Written in first person, we, the reader, get to know Haymitch personally. The novel unfolds on Haymitch’s 16th birthday, the day of the Reaping. Despite his numerous entries to secure food and supplies for his family, Haymitch has avoided being chosen. We delve into the intricacies of the Haymitch family, his ties with the Everdeen family, his fears, his wit, and most importantly, his love for Lenore Dove.

As we all know, Haymitch is, in fact, chosen to represent District 12 for the Hungar Games, even though the circumstances under which he is chosen are questionable. 

Of course, the novel’s main action occurs in the Arena for the Hunger Games. Due to specific meetings and acquaintances, Haymitch’s task in the Arena isn’t just to survive; it is to sabotage the Game in the hopes of bringing down the Hunger Games and, ultimately, President Snow.

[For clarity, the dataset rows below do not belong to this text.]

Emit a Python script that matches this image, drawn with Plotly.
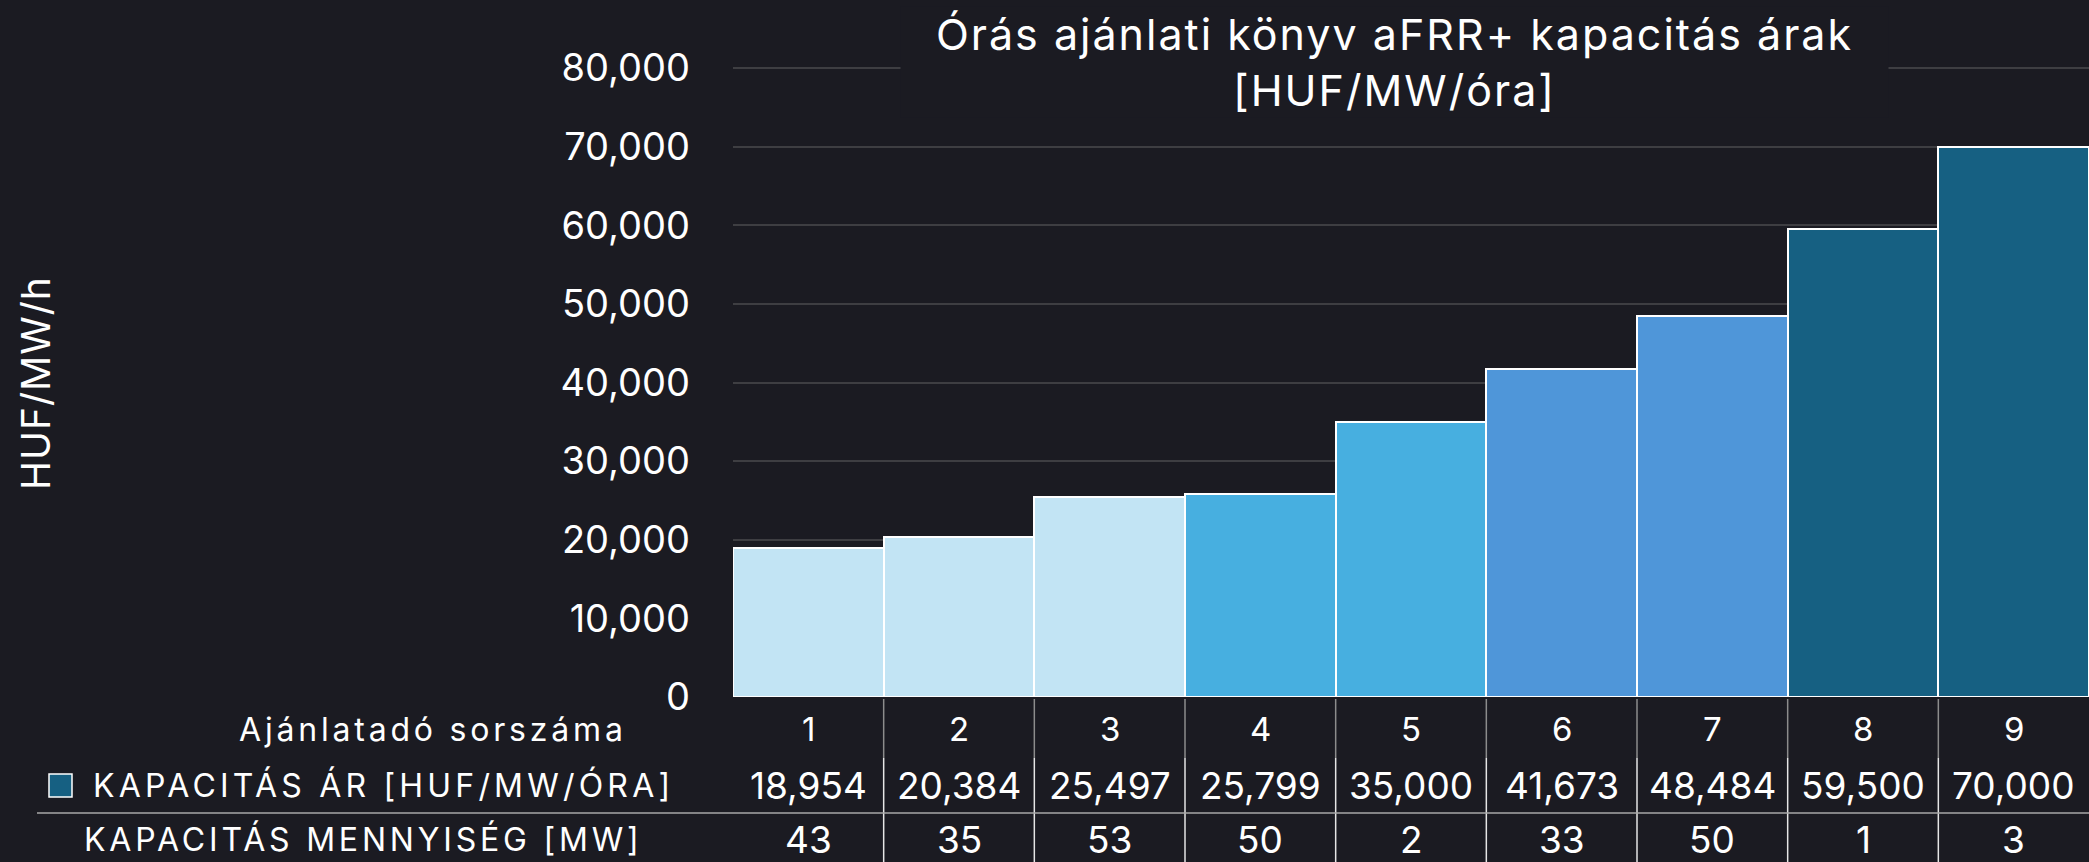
import plotly.graph_objects as go

# ---- data ----
offer_ids = ["1", "2", "3", "4", "5", "6", "7", "8", "9"]
prices = [18954, 20384, 25497, 25799, 35000, 41673, 48484, 59500, 70000]
quantities = [43, 35, 53, 50, 2, 33, 50, 1, 3]
bar_colors = ["#C2E4F4", "#C2E4F4", "#C2E4F4", "#47AFE0", "#47AFE0",
              "#4F96D9", "#4F96D9", "#166082", "#166082"]
y_ticks = [0, 10000, 20000, 30000, 40000, 50000, 60000, 70000, 80000]

title_lines = ["Órás ajánlati könyv aFRR+ kapacitás árak", "[HUF/MW/óra]"]
y_title = "HUF/MW/h"
row_header = "Ajánlatadó sorszáma"
row_price = "KAPACITÁS ÁR [HUF/MW/ÓRA]"
row_qty = "KAPACITÁS MENNYISÉG [MW]"

# ---- layout geometry (pixels) ----
W, H = 2089, 862
L, R, T, B = 733, 0, 64, 165
PW, PH = W - L - R, H - T - B
Y_TOP_PX = 68           # pixel row where 80,000 sits
y_max = 80000 * (H - B - T) / (H - B - Y_TOP_PX)
BG = "#1B1B22"
FONT = "Inter"


def px_x(px):
    return (px - L) / PW


def px_y(py):
    return (H - B - py) / PH


def spaced(text, sp):
    return f'<span style="letter-spacing:{sp}px">{text}</span>'


xs = list(range(len(offer_ids)))

fig = go.Figure(
    go.Bar(
        x=xs,
        y=prices,
        width=1,
        marker=dict(color=bar_colors, line=dict(color="#FFFFFF", width=2)),
        showlegend=False,
        hoverinfo="skip",
    )
)

annotations = []
shapes = []

# title with background box that interrupts the top gridline
annotations.append(dict(
    text="<br>".join(spaced(t, 2) for t in title_lines),
    xref="paper", yref="paper",
    x=px_x(1394), y=px_y(6), xanchor="center", yanchor="top",
    showarrow=False, align="center", width=985, bgcolor=BG,
    font=dict(family=FONT, size=43, color="#FFFFFF"),
))

# y-axis title
annotations.append(dict(
    text=spaced(y_title, 1), xref="paper", yref="paper",
    x=px_x(35), y=px_y(383), xanchor="center", yanchor="middle",
    textangle=-90, showarrow=False,
    font=dict(family=FONT, size=39, color="#FFFFFF"),
))

label_font = dict(family=FONT, size=32, color="#FFFFFF")
hdr_font = dict(family=FONT, size=33, color="#FFFFFF")
val_font = dict(family=FONT, size=37, color="#FFFFFF")

y_hdr, y_price, y_qty = px_y(729), px_y(785), px_y(839)

# row labels
annotations.append(dict(text=spaced(row_header, 3.8), xref="paper", yref="paper",
                        x=px_x(237), y=y_hdr, xanchor="left", yanchor="middle",
                        showarrow=False, font=label_font))
annotations.append(dict(text=spaced(row_price, 4.2), xref="paper", yref="paper",
                        x=px_x(91), y=y_price, xanchor="left", yanchor="middle",
                        showarrow=False, font=label_font))
annotations.append(dict(text=spaced(row_qty, 3.8), xref="paper", yref="paper",
                        x=px_x(82), y=y_qty, xanchor="left", yanchor="middle",
                        showarrow=False, font=label_font))

# cell values
for i, (oid, p, q) in enumerate(zip(offer_ids, prices, quantities)):
    annotations.append(dict(text=oid, xref="x", yref="paper", x=i, y=y_hdr,
                            xanchor="center", yanchor="middle", showarrow=False, font=hdr_font))
    annotations.append(dict(text=f"{p:,}", xref="x", yref="paper", x=i, y=y_price,
                            xanchor="center", yanchor="middle", showarrow=False, font=val_font))
    annotations.append(dict(text=f"{q}", xref="x", yref="paper", x=i, y=y_qty,
                            xanchor="center", yanchor="middle", showarrow=False, font=val_font))

# vertical separators between columns (grey in header row, light below)
for i in range(len(offer_ids) - 1):
    shapes.append(dict(type="line", xref="x", yref="paper",
                       x0=i + 0.5, x1=i + 0.5, y0=px_y(699), y1=px_y(758),
                       line=dict(color="#8C8C8C", width=1.5)))
    shapes.append(dict(type="line", xref="x", yref="paper",
                       x0=i + 0.5, x1=i + 0.5, y0=px_y(758), y1=px_y(866),
                       line=dict(color="#E6E6E6", width=1.5)))

# horizontal separator between price and quantity rows
shapes.append(dict(type="line", xref="paper", yref="paper",
                   x0=px_x(37), x1=1.0, y0=px_y(813), y1=px_y(813),
                   line=dict(color="#A8A8A8", width=1.5)))

# legend marker square
shapes.append(dict(type="rect", xref="paper", yref="paper",
                   x0=px_x(49), x1=px_x(72), y0=px_y(797), y1=px_y(774),
                   fillcolor="#166082", line=dict(color="#FFFFFF", width=1.5)))

fig.update_layout(
    width=W, height=H,
    margin=dict(l=L, r=R, t=T, b=B, pad=0),
    paper_bgcolor=BG, plot_bgcolor=BG,
    bargap=0,
    font=dict(family=FONT, color="#FFFFFF"),
    annotations=annotations,
    shapes=shapes,
    xaxis=dict(range=[-0.5, len(offer_ids) - 0.5], showticklabels=False,
               showgrid=False, zeroline=False, showline=False, fixedrange=True),
    yaxis=dict(range=[0, y_max], tickvals=y_ticks, tickformat=",d",
               showgrid=True, gridcolor="#3E3E42", gridwidth=2,
               zeroline=False, showline=False, ticks="",
               ticklabelstandoff=42,
               tickfont=dict(family=FONT, size=38, color="#FFFFFF")),
)

fig.write_html(
    "out.html",
    config={"displayModeBar": False},
    post_script="document.body.style.margin='0';document.body.style.padding='0';"
                "document.body.style.overflow='hidden';document.body.style.background='#1B1B22';",
)
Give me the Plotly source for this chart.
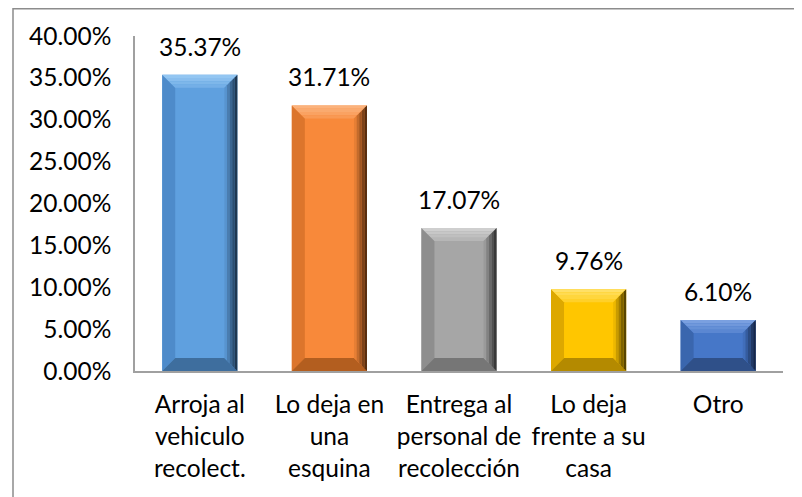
import plotly.graph_objects as go

categories = ["Arroja al<br>vehiculo<br>recolect.", "Lo deja en<br>una<br>esquina",
              "Entrega al<br>personal de<br>recolección", "Lo deja<br>frente a su<br>casa", "Otro"]
values = [0.3537, 0.3171, 0.1707, 0.0976, 0.0610]
face_colors = ["#5FA0DF", "#F8893A", "#A6A6A6", "#FFC600", "#4677C8"]
top_colors = ["#93C6F2", "#FBB27C", "#CFCFCF", "#FFE066", "#7AA0E0"]
left_colors = ["#4E8BCA", "#DC752C", "#8E8E8E", "#DDA800", "#3A66AE"]
bottom_colors = ["#3E6E9E", "#B35E1F", "#767676", "#B48A00", "#2F5089"]
right_colors = ["#14263A", "#3D1E08", "#262626", "#3D2F00", "#0E1A33"]
y_ticks = [0, 0.05, 0.10, 0.15, 0.20, 0.25, 0.30, 0.35, 0.40]

FONT = "Lato"
FS = 24.5
# page has an 8px body margin, so the figure is sized/shifted to compensate
W, H = 794, 489
ML, MR, MT, MB = 127, 19, 28, 126
BAR_W = 0.58
px_x = (W - ML - MR) / len(categories)
px_y = (H - MT - MB) / 0.40
bv_x = 13 / px_x
bv_y = 13 / px_y


def hexmix(c1, c2, t):
    a = [int(c1[i:i + 2], 16) for i in (1, 3, 5)]
    b = [int(c2[i:i + 2], 16) for i in (1, 3, 5)]
    return "#" + "".join(f"{round(a[k] + (b[k] - a[k]) * t):02x}" for k in range(3))


def poly(pts):
    return "M " + " L ".join(f"{x},{y}" for x, y in pts) + " Z"


fig = go.Figure()
fig.add_trace(go.Bar(
    x=list(range(len(categories))), y=values, width=BAR_W,
    marker=dict(color=face_colors, line=dict(width=0)),
    hoverinfo="skip",
))

shapes = []
for i, v in enumerate(values):
    L, R, T, B = i - BAR_W / 2, i + BAR_W / 2, v, 0
    # left bevel
    shapes.append(dict(type="path", xref="x", yref="y", layer="above",
                       path=poly([(L, B), (L, T), (L + bv_x, T - bv_y), (L + bv_x, B + bv_y)]),
                       fillcolor=left_colors[i], line=dict(width=0)))
    # bottom bevel
    shapes.append(dict(type="path", xref="x", yref="y", layer="above",
                       path=poly([(L, B), (R, B), (R - bv_x, B + bv_y), (L + bv_x, B + bv_y)]),
                       fillcolor=bottom_colors[i], line=dict(width=0)))
    # top bevel gradient
    n = 4
    for k in range(n):
        y0 = T - bv_y * k / n
        y1 = T - bv_y * (k + 1) / n
        d0 = bv_x * k / n
        d1 = bv_x * (k + 1) / n
        col = hexmix(top_colors[i], face_colors[i], k / (n - 1) * 0.6)
        shapes.append(dict(type="path", xref="x", yref="y", layer="above",
                           path=poly([(L + d0, y0), (R - d0, y0), (R - d1, y1), (L + d1, y1)]),
                           fillcolor=col, line=dict(width=0)))
    # right bevel gradient
    n = 5
    for k in range(n):
        x0 = R - bv_x + bv_x * k / n
        x1 = R - bv_x + bv_x * (k + 1) / n
        f0 = (x0 - (R - bv_x)) / bv_x
        f1 = (x1 - (R - bv_x)) / bv_x
        col = hexmix(face_colors[i], right_colors[i], (k + 0.5) / n * 0.95)
        shapes.append(dict(type="path", xref="x", yref="y", layer="above",
                           path=poly([(x0, T - bv_y * (1 - f0)), (x1, T - bv_y * (1 - f1)),
                                      (x1, B + bv_y * (1 - f1)), (x0, B + bv_y * (1 - f0))]),
                           fillcolor=col, line=dict(width=0)))

# outer chart border (extends past the right and bottom edges of the window)
PW, PH = W - ML - MR, H - MT - MB
shapes.append(dict(type="rect", xref="paper", yref="paper",
                   x0=(5 - ML) / PW, x1=(W + 20 - ML) / PW,
                   y0=-(MB + 20) / PH, y1=(PH + MT - 0) / PH - 0.0,
                   line=dict(color="#8C8C8C", width=1.5), fillcolor="rgba(0,0,0,0)"))
# put top edge at 7px from page top (=> -1px in figure coords would be cut); keep at 0.75px
shapes[-1]["y1"] = (PH + MT - 0.75) / PH

annotations = []
for i, v in enumerate(values):
    annotations.append(dict(x=i, y=v, xref="x", yref="y", text=f"{v * 100:.2f}%",
                            showarrow=False, yanchor="bottom", yshift=12,
                            font=dict(family=FONT, size=FS, color="#000000")))

fig.update_layout(
    width=W, height=H,
    margin=dict(l=ML, r=MR, t=MT, b=MB, pad=0),
    paper_bgcolor="white", plot_bgcolor="white",
    showlegend=False,
    shapes=shapes, annotations=annotations,
    font=dict(family=FONT, size=FS, color="#000000"),
)
fig.update_xaxes(
    tickmode="array", tickvals=list(range(len(categories))), ticktext=categories,
    range=[-0.5, len(categories) - 0.5],
    showline=True, linecolor="#A0A0A0", linewidth=1.5,
    showgrid=False, zeroline=False, ticks="", ticklabelstandoff=11,
    tickfont=dict(family=FONT, size=FS, color="#000000"),
)
fig.update_yaxes(
    range=[0, 0.40], tickvals=y_ticks, tickformat=".2%",
    showline=True, linecolor="#A0A0A0", linewidth=1.5,
    showgrid=False, zeroline=False, ticks="", ticklabelstandoff=17,
    tickfont=dict(family=FONT, size=FS, color="#000000"),
)

fig.write_html("out.html")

This novel, in line with the Hunger Games series, is intense and fast-paced. I found it intriguing to unravel the layers of Haymitch’s character and understand the roots of his eventual struggles with substance abuse. Suzanne Collins’ incorporation of verses from Edgar Alan Poe’s poem “The Raven” creates a perfect opportunity for teachers to discuss patterns and connections between the two pieces of literature. The poem’s verses beautifully mirror Haymitch’s feelings towards Lenore and his trauma in the Games, particularly in the final chapter.

Collins also employs nursery rhymes and the lyrics from The Hanging Tree to help support themes.

Trigger warnings: extreme brutality, murder and death.

The River Has Roots

by Amal El-Mohtar

“There was a time when grammar was wild-when it shifted shapes and unleashed new forms out of old. Grammar like gramarye, like grimoire. What is magic but a change in the word…but that is the nature of grammar-it is always tense, like an instrument, aching for release, longing to transform present into past into future into will. (pg. 1-3)

The Hawthorn sisters, Esther and Ysabel, live in the small village of Thistleford located on the edge of “the beautiful county of Acadia, the beautiful land- the land beyond; antiquity”  in other words, the beautiful land of Faerie. The sisters have 2  jobs: the first is to weave beautiful willow baskets, and the second most important is to sing to the willows. You see, “when they sang together, you could feel grammar in the air”. Ester, the eldest, is being pursued by the bachelor Mr. Pollard, who “always had the beseeching expression of a whining dog; his hand, bafflingly, were always somehow both cold and moist”…needless to say, Esther is in no way interested. Instead, her heart belongs to Rin (a beautiful nonbinary character). Rin is Fae; Rin is beautiful, loving, brave, and adoring. However, Ester is in a dilemma; although she loves Rin, she vows to never break the bond she has with her sister Ysabel. She loves her sister beyond life itself, and their bond is intricately woven together, not just because they are sisters but because of the magical bond created by the grammar when they sing.

When a violent incident occurs and tragedy strikes, Esther has to choose between living in the world of Faerie with her love and staying in human form or living in the land of humans in the form of a swan. Will the bond between the sisters survive the conflict that ensues? 

This novel is a treasure trove for literary analysis. Its symbols, including the river Liss, the Willows, Mr Pollard, and the land of Faerie, are rich and complex, offering ample material for exploration. The novel’s prose, too, is a delight, best savored when read slowly and contemplatively, much like a piece of poetic verse.

This novel is also beautifully published, interspersed with what looks like linocut artwork by artist Kathleen Neeley, enchanting and folkloric.